◆ **RECORDS SHOWN**:
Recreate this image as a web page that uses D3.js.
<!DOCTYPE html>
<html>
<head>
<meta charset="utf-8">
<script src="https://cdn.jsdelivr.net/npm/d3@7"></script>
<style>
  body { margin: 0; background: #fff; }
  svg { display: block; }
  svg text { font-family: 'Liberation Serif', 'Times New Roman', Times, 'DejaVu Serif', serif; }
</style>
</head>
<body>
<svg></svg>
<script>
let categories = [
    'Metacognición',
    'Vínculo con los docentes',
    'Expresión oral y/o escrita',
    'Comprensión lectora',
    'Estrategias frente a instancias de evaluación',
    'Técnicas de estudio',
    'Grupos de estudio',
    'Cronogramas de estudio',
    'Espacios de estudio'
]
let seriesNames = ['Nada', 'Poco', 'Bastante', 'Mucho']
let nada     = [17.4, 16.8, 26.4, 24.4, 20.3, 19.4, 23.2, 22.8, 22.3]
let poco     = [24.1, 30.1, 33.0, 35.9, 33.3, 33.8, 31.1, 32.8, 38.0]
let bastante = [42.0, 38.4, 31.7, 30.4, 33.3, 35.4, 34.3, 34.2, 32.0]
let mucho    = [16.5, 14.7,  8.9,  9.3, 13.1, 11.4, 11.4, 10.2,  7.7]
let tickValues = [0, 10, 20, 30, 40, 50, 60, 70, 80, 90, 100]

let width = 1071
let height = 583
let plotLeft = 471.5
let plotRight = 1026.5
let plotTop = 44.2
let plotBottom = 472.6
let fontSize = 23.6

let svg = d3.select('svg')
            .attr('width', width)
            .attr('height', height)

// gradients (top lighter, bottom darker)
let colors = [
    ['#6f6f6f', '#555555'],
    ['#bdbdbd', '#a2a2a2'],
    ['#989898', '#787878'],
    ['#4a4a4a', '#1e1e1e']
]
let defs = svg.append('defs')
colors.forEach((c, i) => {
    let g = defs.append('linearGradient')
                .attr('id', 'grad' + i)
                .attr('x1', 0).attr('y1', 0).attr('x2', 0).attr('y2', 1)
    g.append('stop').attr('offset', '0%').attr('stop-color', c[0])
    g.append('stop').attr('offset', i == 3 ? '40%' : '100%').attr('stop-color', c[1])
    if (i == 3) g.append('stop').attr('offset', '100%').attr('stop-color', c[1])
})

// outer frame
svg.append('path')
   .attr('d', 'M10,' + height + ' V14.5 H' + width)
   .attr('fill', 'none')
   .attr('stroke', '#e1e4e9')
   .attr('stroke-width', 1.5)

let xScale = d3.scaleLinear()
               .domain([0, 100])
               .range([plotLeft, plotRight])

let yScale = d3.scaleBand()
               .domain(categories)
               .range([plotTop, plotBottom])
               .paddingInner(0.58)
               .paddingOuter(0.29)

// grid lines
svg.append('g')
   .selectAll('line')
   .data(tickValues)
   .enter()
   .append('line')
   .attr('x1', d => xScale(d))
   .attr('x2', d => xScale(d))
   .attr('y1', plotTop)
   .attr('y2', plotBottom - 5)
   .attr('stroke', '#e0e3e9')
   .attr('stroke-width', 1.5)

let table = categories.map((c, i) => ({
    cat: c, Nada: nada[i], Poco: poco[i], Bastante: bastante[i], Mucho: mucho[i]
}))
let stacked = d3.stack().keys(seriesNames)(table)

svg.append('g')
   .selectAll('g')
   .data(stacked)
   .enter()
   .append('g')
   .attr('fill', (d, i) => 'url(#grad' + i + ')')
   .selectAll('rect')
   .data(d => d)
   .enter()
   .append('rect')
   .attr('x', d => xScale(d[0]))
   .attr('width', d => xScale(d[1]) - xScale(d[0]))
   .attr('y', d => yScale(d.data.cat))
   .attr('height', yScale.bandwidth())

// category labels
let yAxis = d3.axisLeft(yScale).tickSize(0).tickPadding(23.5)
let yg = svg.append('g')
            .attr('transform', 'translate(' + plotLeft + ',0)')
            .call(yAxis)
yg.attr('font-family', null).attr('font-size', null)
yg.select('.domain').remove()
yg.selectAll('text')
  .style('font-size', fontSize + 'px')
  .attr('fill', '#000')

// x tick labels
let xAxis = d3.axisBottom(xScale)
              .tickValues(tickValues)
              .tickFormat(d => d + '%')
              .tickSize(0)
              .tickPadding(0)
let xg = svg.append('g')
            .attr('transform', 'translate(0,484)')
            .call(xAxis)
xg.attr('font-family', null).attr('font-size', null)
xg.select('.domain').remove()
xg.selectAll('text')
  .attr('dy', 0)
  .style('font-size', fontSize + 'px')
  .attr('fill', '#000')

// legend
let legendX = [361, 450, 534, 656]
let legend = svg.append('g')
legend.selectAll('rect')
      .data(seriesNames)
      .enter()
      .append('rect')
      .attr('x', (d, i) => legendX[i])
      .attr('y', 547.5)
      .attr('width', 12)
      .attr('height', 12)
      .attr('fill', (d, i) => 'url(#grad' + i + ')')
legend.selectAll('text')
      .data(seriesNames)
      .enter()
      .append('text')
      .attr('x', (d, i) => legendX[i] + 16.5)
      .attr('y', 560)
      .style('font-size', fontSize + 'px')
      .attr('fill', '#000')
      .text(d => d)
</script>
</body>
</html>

* * *

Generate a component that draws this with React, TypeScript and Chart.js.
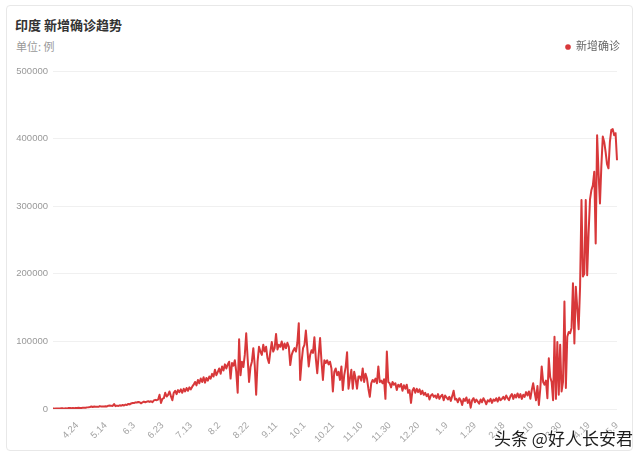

--

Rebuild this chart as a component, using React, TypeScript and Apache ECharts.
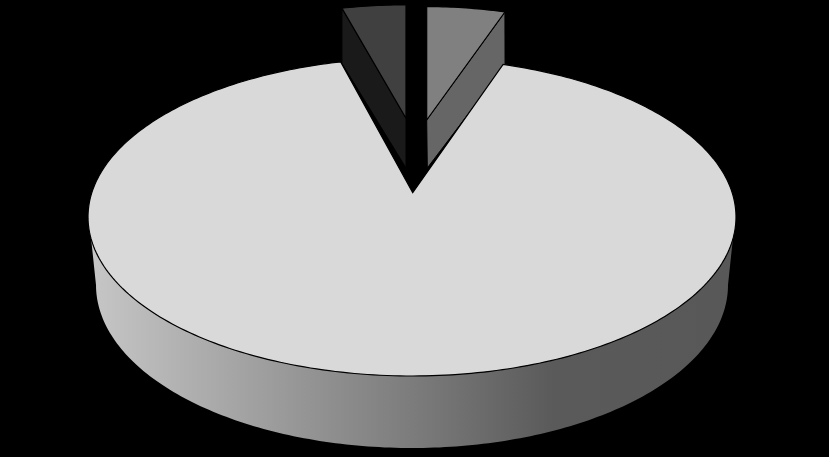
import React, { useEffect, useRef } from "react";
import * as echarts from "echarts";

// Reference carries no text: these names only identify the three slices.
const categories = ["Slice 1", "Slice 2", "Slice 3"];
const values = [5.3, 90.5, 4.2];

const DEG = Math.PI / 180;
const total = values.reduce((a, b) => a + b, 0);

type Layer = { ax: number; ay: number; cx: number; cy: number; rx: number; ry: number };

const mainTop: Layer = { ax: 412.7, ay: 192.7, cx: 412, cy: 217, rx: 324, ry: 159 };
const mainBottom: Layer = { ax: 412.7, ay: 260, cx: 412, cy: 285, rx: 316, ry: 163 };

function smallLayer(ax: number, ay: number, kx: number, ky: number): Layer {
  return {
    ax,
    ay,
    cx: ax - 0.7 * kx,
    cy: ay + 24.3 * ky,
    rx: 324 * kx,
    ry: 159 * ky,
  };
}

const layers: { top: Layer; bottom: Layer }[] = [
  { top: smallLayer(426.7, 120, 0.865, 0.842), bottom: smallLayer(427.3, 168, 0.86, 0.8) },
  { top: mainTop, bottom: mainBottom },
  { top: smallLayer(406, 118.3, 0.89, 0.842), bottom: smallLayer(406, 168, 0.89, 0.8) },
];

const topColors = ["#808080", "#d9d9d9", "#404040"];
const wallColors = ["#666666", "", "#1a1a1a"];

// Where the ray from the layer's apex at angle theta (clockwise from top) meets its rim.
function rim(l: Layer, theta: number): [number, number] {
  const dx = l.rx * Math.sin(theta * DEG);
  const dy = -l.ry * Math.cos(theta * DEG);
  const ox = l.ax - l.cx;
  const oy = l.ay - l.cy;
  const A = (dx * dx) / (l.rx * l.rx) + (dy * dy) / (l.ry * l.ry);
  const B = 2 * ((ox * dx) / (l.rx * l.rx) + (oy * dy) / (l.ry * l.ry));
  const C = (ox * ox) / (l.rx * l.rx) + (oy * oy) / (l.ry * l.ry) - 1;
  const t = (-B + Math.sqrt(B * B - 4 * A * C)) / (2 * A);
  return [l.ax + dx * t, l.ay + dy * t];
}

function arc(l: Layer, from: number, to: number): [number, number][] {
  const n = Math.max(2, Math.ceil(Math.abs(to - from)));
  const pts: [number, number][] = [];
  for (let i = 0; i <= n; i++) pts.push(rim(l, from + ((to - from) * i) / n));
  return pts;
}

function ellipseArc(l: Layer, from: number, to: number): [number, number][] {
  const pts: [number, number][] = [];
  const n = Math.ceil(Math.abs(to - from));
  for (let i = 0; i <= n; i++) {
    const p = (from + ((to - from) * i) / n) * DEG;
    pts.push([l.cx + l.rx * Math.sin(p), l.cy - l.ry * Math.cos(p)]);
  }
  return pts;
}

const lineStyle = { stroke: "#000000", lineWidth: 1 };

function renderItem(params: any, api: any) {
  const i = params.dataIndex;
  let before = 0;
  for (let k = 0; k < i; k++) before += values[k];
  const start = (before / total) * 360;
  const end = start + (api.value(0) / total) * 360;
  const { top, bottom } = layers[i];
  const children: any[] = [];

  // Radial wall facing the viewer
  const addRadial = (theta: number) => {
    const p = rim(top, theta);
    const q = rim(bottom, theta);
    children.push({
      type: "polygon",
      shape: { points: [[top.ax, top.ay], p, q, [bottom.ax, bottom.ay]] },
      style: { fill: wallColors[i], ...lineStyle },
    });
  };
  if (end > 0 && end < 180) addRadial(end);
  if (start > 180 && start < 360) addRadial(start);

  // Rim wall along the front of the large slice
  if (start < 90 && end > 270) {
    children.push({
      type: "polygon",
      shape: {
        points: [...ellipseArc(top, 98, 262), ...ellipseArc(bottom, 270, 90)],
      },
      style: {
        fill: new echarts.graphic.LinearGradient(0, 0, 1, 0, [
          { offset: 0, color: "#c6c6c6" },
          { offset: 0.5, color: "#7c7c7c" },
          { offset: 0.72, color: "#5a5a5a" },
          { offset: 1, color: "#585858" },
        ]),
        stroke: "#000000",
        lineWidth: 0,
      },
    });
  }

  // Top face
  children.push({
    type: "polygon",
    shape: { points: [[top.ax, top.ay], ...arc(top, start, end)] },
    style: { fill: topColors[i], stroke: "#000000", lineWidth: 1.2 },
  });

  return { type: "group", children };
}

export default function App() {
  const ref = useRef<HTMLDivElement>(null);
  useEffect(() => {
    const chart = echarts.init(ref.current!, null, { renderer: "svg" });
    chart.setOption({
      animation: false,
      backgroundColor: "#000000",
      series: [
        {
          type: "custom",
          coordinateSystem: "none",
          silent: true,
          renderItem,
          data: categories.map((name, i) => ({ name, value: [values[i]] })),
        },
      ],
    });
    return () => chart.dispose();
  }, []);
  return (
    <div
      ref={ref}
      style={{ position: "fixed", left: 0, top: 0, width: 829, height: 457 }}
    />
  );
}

◆ **TASK TO CARRY OUT**:
Identify and list each line with the word "that".

◆ **FINAL ANSWER**:
Recreate this image as a web page that uses D3.js.
Generate a component that draws this with React, TypeScript and Chart.js.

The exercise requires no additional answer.